L’Arabia Saudita ha promesso di rimpiazzare il petrolio iraniano dopo le sanzioni Usa e la Russia non vede l’ora di estrarre di più. Ma soddisfare il fabbisogno del mercato rischia di non essere facile. E non solo per l’aggravarsi della crisi in Venezuela.
Il crollo vertiginoso delle esportazioni di greggio di Caracas è senz’altro il problema più vistoso e drammatico, ma nella coalizione Opec-non Opec, che tra due settimane valuterà una revisione degli accordi produttivi, ci sono altri due Paesi in grave difficoltà: l’Angola, tra i membri dell’Opec, e il Messico, tra gli alleati esterni.
Entrambi hanno ridotto l’output con tagli addirittura tripli rispetto a quelli assegnati, non per eccesso di zelo, ma perché non riescono a estrarre di più. Difficilmente si schiereranno quindi a favore di un aumento della produzione, andando piuttosto a ingrossare le schiere dei contrari, che sono sempre più agguerriti.
Iran e Venezuela hanno assunto posizioni molto dure nelle ultime ore, che da sole potrebbero aver già ipotecato il risultato del vertice del 22 giugno: per statuto l’Opec può prendere solo decisioni unanimi, ma a questo punto raggiungere il consenso per aprire ufficialmente i rubinetti sembra una sfida ai limiti dell’impossibile.
Teheran e Caracas premono infatti perché l’Opec condanni gli Usa, anziché assecondarli, e avrebbero chiesto (invano secondo la Reuters) di inserire in agenda a Vienna una mozione «a sostegno dei Paesi membri sotto sanzioni illegali, unilaterali ed extraterritoriali».

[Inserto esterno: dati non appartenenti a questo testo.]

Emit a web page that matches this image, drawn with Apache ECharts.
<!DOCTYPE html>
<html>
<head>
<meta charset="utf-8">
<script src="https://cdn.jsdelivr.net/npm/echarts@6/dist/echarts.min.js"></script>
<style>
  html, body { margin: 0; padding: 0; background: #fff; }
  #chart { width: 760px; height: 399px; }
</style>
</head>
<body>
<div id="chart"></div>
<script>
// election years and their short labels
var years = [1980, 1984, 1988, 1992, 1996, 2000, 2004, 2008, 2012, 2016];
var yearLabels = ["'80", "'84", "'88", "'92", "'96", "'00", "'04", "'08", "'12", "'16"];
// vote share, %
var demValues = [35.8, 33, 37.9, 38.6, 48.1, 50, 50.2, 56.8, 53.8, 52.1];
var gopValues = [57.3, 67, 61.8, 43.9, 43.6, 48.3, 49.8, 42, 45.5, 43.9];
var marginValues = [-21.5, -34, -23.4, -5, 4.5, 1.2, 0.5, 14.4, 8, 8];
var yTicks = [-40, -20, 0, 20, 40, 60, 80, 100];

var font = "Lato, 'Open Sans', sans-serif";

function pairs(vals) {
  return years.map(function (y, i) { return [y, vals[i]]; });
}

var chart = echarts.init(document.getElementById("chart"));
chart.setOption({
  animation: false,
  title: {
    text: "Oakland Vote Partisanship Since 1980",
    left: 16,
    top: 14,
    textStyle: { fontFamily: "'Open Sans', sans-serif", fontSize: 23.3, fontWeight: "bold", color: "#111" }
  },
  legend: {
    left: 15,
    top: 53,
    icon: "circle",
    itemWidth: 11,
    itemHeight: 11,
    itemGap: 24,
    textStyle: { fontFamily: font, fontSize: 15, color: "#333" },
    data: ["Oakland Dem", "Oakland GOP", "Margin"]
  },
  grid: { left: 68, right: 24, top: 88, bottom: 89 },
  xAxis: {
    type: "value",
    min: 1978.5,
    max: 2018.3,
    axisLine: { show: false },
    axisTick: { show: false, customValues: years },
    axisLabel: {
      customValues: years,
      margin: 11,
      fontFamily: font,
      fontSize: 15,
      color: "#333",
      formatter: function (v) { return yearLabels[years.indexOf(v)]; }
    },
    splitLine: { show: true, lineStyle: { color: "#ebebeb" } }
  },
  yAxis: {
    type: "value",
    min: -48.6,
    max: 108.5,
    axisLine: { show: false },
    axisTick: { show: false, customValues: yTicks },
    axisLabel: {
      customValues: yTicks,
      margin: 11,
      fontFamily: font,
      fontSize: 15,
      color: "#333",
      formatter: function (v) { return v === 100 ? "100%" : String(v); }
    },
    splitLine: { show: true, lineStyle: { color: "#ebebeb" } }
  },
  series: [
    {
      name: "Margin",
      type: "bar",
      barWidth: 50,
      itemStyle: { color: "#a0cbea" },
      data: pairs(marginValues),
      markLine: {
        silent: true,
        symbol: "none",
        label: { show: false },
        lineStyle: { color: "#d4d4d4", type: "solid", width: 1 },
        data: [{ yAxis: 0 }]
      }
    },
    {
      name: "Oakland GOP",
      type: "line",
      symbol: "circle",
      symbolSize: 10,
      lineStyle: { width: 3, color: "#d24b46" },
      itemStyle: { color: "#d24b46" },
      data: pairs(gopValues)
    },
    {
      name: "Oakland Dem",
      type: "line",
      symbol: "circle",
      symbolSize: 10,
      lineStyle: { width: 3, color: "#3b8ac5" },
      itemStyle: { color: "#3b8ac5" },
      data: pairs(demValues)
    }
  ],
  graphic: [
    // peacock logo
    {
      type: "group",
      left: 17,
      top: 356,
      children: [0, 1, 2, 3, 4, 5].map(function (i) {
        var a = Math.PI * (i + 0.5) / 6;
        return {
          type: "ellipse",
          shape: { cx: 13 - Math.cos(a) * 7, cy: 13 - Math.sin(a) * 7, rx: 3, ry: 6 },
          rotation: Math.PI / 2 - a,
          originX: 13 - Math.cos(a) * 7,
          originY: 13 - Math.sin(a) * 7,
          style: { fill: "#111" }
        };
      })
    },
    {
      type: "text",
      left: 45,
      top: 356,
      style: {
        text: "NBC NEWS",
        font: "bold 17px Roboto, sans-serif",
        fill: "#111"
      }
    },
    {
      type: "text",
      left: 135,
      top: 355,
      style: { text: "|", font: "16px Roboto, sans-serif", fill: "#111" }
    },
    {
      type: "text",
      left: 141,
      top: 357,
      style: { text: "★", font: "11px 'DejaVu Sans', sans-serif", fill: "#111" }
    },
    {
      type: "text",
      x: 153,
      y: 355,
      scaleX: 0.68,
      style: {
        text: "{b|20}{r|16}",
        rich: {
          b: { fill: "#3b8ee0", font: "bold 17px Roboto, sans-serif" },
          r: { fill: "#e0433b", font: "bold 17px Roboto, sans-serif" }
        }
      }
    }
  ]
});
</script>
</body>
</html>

«Nessuno nell’Opec agirà mai contro due dei suoi membri fondatori», ha dichiarato il governatore iraniano presso il gruppo, Hossein Kazempour Ardebili, definendo «folle e incredibile» la richiesta della Casa Bianca ai sauditi di sostituire le forniture di petrolio di Iran e Venezuela. «L’Opec non accetterà mai una simile umiliazione».
È probabile che la politicizzazione del dibattito a Vienna spingerà in secondo piano i problemi produttivi di Angola e Messico. Ma per i mercati petroliferi – oggi in deficit d’offerta e non più gravati da un eccesso di scorte – si tratta di un tema sempre meno trascurabile. Dal Venezuela stiamo infatti perdendo almeno 500mila barili al giorno di greggio questo mese (in aggiunta agli altrettanti persi nell’ultimo anno) e dall’Iran rischia di mancare fino a un milione di bg.

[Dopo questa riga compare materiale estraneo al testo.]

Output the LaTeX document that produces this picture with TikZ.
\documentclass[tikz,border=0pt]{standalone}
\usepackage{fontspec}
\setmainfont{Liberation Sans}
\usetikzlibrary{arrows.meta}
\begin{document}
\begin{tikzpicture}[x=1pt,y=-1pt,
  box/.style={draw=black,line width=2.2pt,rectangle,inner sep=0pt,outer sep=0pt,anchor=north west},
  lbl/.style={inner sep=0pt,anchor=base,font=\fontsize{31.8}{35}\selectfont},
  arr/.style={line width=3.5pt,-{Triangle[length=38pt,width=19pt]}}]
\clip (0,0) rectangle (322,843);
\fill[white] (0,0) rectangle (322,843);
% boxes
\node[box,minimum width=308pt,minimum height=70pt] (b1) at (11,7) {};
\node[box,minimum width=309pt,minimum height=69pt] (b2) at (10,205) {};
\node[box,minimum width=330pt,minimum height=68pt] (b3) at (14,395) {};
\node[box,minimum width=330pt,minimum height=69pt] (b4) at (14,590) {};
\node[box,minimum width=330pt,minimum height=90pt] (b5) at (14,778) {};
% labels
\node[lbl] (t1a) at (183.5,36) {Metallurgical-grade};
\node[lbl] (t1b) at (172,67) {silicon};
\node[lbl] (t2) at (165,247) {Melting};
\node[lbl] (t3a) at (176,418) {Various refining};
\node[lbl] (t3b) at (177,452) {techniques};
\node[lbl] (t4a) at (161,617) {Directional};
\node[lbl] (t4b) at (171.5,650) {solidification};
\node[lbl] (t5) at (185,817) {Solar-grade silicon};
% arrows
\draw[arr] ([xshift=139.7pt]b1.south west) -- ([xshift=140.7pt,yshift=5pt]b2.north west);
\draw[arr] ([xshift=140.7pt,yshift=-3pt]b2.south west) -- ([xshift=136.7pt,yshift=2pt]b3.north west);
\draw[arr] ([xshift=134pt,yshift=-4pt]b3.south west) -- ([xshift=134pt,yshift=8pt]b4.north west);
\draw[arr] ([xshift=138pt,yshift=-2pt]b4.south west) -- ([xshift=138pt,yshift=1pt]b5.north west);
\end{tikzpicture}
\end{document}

Luanda sta cercando di arrestare il declino della sua industria petrolifera, con nuovi giacimenti sviluppati insieme a Eni, Total e Chevron e agevolazioni al settore introdotte dal nuovo presidente João Lourenço. Ma la sua produzione, in gran parte offshore e a lungo trascurata nelle manutenzioni, è ai minimi dal 2014 e secondo l’Aie rischia di scendere ancora. A marzo l’Angola ha estratto 1,5 mbg (contro un picco di 1,9 mbg nel 2008), «tagliando» 250mila bg invece degli 80mila bg promessi all’Opec.
Il Messico – patria di Cantarell, un tempo il giacimento più grande del mondo – era arrivato a produrre 3,4 mbg nel 2004, ma oggi estrae appena 1,9 mbg, con un calo di 300mila bg dal 2016 invece dei 100mila bg previsti dagli impegni con l’Opec. La riforma del 2013, che ha aperto il settore alle compagnie straniere, non ha ancora dato i risultati sperati. E ora potrebbe esserci una battuta d’arresto: il candidato favorito alle elezioni presidenziali di luglio, Andres Manuel Lopez Obrador, punta a rivedere le oltre 100 licenze esplorative assegnate e a fermare le gare.